— BEGIN DATA —

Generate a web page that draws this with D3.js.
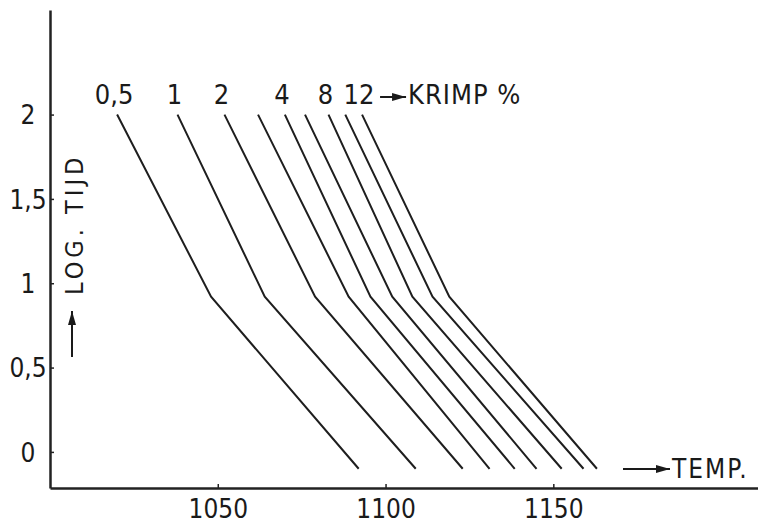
<!DOCTYPE html>
<html>
<head>
<meta charset="utf-8">
<script src="https://cdn.jsdelivr.net/npm/d3@7"></script>
<style>
  body { margin: 0; background: #fff; }
  text { font-family: "DejaVu Sans Condensed", "Liberation Sans Narrow", sans-serif; fill: #1a1a1a; }
</style>
</head>
<body>
<div id="chart"></div>
<script>
// shrinkage levels (krimp %), one line each
const krimp = [0.5, 1, 2, 3, 4, 6, 8, 10, 12];
const krimpLabels = ["0,5", "1", "2", "", "4", "", "8", "", "12"];
// log time at the three vertices of every line
const logTime = [2, 0.92, -0.1];
// temperature at those vertices
const tempTop = [1020, 1038, 1052, 1062, 1070, 1076, 1083, 1088, 1093];
const tempKnee = [1048, 1064, 1079, 1089, 1095.5, 1102, 1108, 1114, 1119];
const tempEnd = [1092, 1109, 1123, 1131, 1138.5, 1145, 1152.5, 1159, 1163];

const xTicks = [1050, 1100, 1150];
const yTicks = [0, 0.5, 1, 1.5, 2];

const width = 758;
const height = 525;

const svg = d3.select("#chart").append("svg")
  .attr("width", width)
  .attr("height", height);

const x = d3.scaleLinear().domain([1000, 1211]).range([50, 758]);
const y = d3.scaleLinear().domain([-0.214, 2.62]).range([488, 10]);

const fmt = d => String(d).replace(".", ",");

// x axis
const gx = svg.append("g")
  .attr("transform", `translate(0,${y.range()[0]})`)
  .call(d3.axisBottom(x).tickValues(xTicks).tickSize(-4).tickSizeOuter(0).tickFormat(fmt));
gx.select(".domain").attr("stroke", "#222").attr("stroke-width", 2.5);
gx.selectAll(".tick line").attr("stroke", "#222").attr("stroke-width", 1.5);
gx.selectAll(".tick text")
  .attr("y", 30).attr("dy", 0)
  .attr("font-size", 26)
  .attr("font-family", null)
  .attr("fill", "#1a1a1a");

// y axis
const gy = svg.append("g")
  .attr("transform", `translate(${x.range()[0]},0)`)
  .call(d3.axisLeft(y).tickValues(yTicks).tickSize(-4).tickSizeOuter(0).tickFormat(fmt));
gy.select(".domain").attr("stroke", "#222").attr("stroke-width", 2.5);
gy.selectAll(".tick line").attr("stroke", "#222").attr("stroke-width", 1.5);
gy.selectAll(".tick text")
  .attr("x", -22).attr("dy", "0.36em")
  .attr("text-anchor", "middle")
  .attr("font-size", 26)
  .attr("font-family", null)
  .attr("fill", "#1a1a1a");

// the shrinkage lines
const series = krimp.map((k, i) => ({
  k,
  label: krimpLabels[i],
  pts: [tempTop[i], tempKnee[i], tempEnd[i]].map((t, j) => [t, logTime[j]])
}));

const line = d3.line().x(d => x(d[0])).y(d => y(d[1]));

svg.append("g")
  .attr("fill", "none")
  .attr("stroke", "#1e1e1e")
  .attr("stroke-width", 2)
  .selectAll("path")
  .data(series)
  .join("path")
  .attr("d", d => line(d.pts));

svg.append("g")
  .selectAll("text")
  .data(series.filter(d => d.label))
  .join("text")
  .attr("x", d => x(d.pts[0][0]) - 3)
  .attr("y", y(logTime[0]) - 11)
  .attr("text-anchor", "middle")
  .attr("font-size", 27)
  .text(d => d.label);

// arrow marker
svg.append("defs").append("marker")
  .attr("id", "head")
  .attr("viewBox", "0 0 14 10")
  .attr("refX", 14).attr("refY", 5)
  .attr("markerWidth", 14).attr("markerHeight", 10)
  .attr("markerUnits", "userSpaceOnUse")
  .attr("orient", "auto")
  .append("path").attr("d", "M0,1L14,5L0,9Z").attr("fill", "#1a1a1a");

function arrow(x1, y1, x2, y2, w) {
  svg.append("line")
    .attr("x1", x1).attr("y1", y1).attr("x2", x2).attr("y2", y2)
    .attr("stroke", "#1a1a1a").attr("stroke-width", w)
    .attr("marker-end", "url(#head)");
}

// KRIMP % legend title
const lastLabel = series[series.length - 1];
const kx = x(lastLabel.pts[0][0]) + 18;
arrow(kx, 97, kx + 26, 97, 2);
svg.append("text")
  .attr("x", kx + 28)
  .attr("y", y(logTime[0]) - 11)
  .attr("font-size", 27)
  .attr("letter-spacing", 1)
  .text("KRIMP %");

// x axis title
arrow(623, 469, 670, 469, 2);
svg.append("text")
  .attr("x", 672)
  .attr("y", 478)
  .attr("font-size", 26)
  .attr("letter-spacing", 2)
  .text("TEMP.");

// y axis title
svg.append("text")
  .attr("transform", "translate(83,295) rotate(-90)")
  .attr("font-size", 25)
  .attr("letter-spacing", 4)
  .text("LOG. TIJD");
arrow(72, 357, 72, 311, 2);
</script>
</body>
</html>
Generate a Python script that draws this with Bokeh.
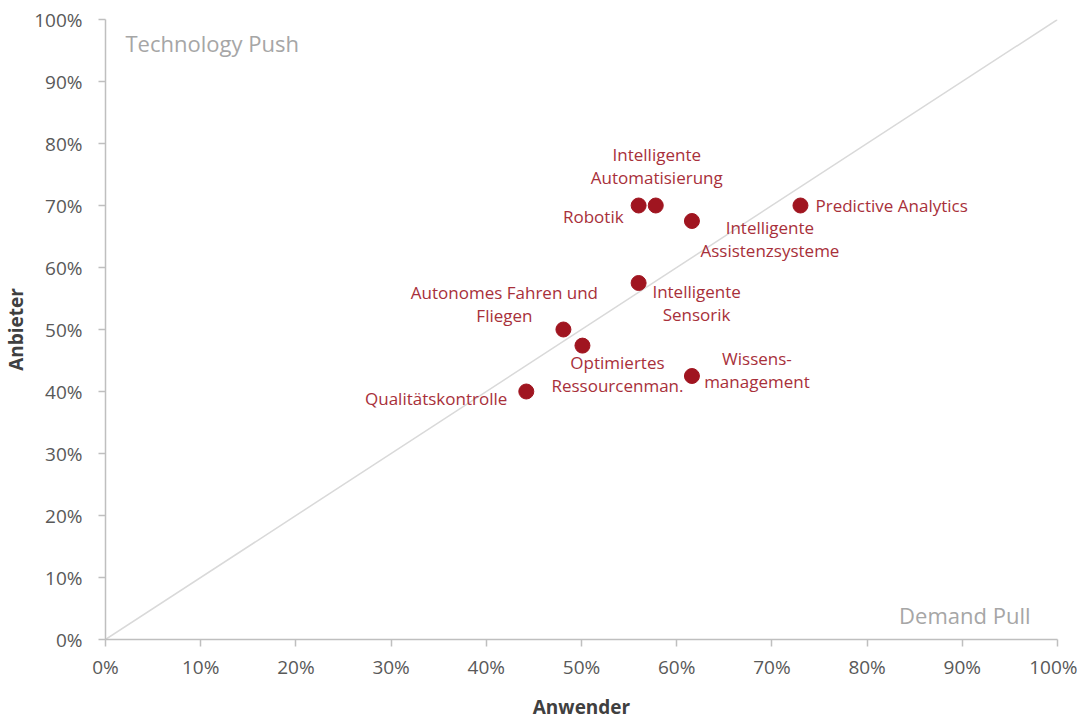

— END DATA —

Reproduce the material word for word, minus the images.

**THE OUTPUT**.
Generate a web page that draws this with D3.js.
<!DOCTYPE html>
<html>
<head>
<meta charset="utf-8">
<script src="https://cdn.jsdelivr.net/npm/d3@7"></script>
<style>
  body { margin: 0; background: #fff; }
  text { font-family: "DejaVu Sans Condensed", "Liberation Sans Narrow", sans-serif; fill: #1a1a1a; }
</style>
</head>
<body>
<div id="chart"></div>
<script>
// shrinkage levels (krimp %), one line each
const krimp = [0.5, 1, 2, 3, 4, 6, 8, 10, 12];
const krimpLabels = ["0,5", "1", "2", "", "4", "", "8", "", "12"];
// log time at the three vertices of every line
const logTime = [2, 0.92, -0.1];
// temperature at those vertices
const tempTop = [1020, 1038, 1052, 1062, 1070, 1076, 1083, 1088, 1093];
const tempKnee = [1048, 1064, 1079, 1089, 1095.5, 1102, 1108, 1114, 1119];
const tempEnd = [1092, 1109, 1123, 1131, 1138.5, 1145, 1152.5, 1159, 1163];

const xTicks = [1050, 1100, 1150];
const yTicks = [0, 0.5, 1, 1.5, 2];

const width = 758;
const height = 525;

const svg = d3.select("#chart").append("svg")
  .attr("width", width)
  .attr("height", height);

const x = d3.scaleLinear().domain([1000, 1211]).range([50, 758]);
const y = d3.scaleLinear().domain([-0.214, 2.62]).range([488, 10]);

const fmt = d => String(d).replace(".", ",");

// x axis
const gx = svg.append("g")
  .attr("transform", `translate(0,${y.range()[0]})`)
  .call(d3.axisBottom(x).tickValues(xTicks).tickSize(-4).tickSizeOuter(0).tickFormat(fmt));
gx.select(".domain").attr("stroke", "#222").attr("stroke-width", 2.5);
gx.selectAll(".tick line").attr("stroke", "#222").attr("stroke-width", 1.5);
gx.selectAll(".tick text")
  .attr("y", 30).attr("dy", 0)
  .attr("font-size", 26)
  .attr("font-family", null)
  .attr("fill", "#1a1a1a");

// y axis
const gy = svg.append("g")
  .attr("transform", `translate(${x.range()[0]},0)`)
  .call(d3.axisLeft(y).tickValues(yTicks).tickSize(-4).tickSizeOuter(0).tickFormat(fmt));
gy.select(".domain").attr("stroke", "#222").attr("stroke-width", 2.5);
gy.selectAll(".tick line").attr("stroke", "#222").attr("stroke-width", 1.5);
gy.selectAll(".tick text")
  .attr("x", -22).attr("dy", "0.36em")
  .attr("text-anchor", "middle")
  .attr("font-size", 26)
  .attr("font-family", null)
  .attr("fill", "#1a1a1a");

// the shrinkage lines
const series = krimp.map((k, i) => ({
  k,
  label: krimpLabels[i],
  pts: [tempTop[i], tempKnee[i], tempEnd[i]].map((t, j) => [t, logTime[j]])
}));

const line = d3.line().x(d => x(d[0])).y(d => y(d[1]));

svg.append("g")
  .attr("fill", "none")
  .attr("stroke", "#1e1e1e")
  .attr("stroke-width", 2)
  .selectAll("path")
  .data(series)
  .join("path")
  .attr("d", d => line(d.pts));

svg.append("g")
  .selectAll("text")
  .data(series.filter(d => d.label))
  .join("text")
  .attr("x", d => x(d.pts[0][0]) - 3)
  .attr("y", y(logTime[0]) - 11)
  .attr("text-anchor", "middle")
  .attr("font-size", 27)
  .text(d => d.label);

// arrow marker
svg.append("defs").append("marker")
  .attr("id", "head")
  .attr("viewBox", "0 0 14 10")
  .attr("refX", 14).attr("refY", 5)
  .attr("markerWidth", 14).attr("markerHeight", 10)
  .attr("markerUnits", "userSpaceOnUse")
  .attr("orient", "auto")
  .append("path").attr("d", "M0,1L14,5L0,9Z").attr("fill", "#1a1a1a");

function arrow(x1, y1, x2, y2, w) {
  svg.append("line")
    .attr("x1", x1).attr("y1", y1).attr("x2", x2).attr("y2", y2)
    .attr("stroke", "#1a1a1a").attr("stroke-width", w)
    .attr("marker-end", "url(#head)");
}

// KRIMP % legend title
const lastLabel = series[series.length - 1];
const kx = x(lastLabel.pts[0][0]) + 18;
arrow(kx, 97, kx + 26, 97, 2);
svg.append("text")
  .attr("x", kx + 28)
  .attr("y", y(logTime[0]) - 11)
  .attr("font-size", 27)
  .attr("letter-spacing", 1)
  .text("KRIMP %");

// x axis title
arrow(623, 469, 670, 469, 2);
svg.append("text")
  .attr("x", 672)
  .attr("y", 478)
  .attr("font-size", 26)
  .attr("letter-spacing", 2)
  .text("TEMP.");

// y axis title
svg.append("text")
  .attr("transform", "translate(83,295) rotate(-90)")
  .attr("font-size", 25)
  .attr("letter-spacing", 4)
  .text("LOG. TIJD");
arrow(72, 357, 72, 311, 2);
</script>
</body>
</html>
Generate a Python script that draws this with Bokeh.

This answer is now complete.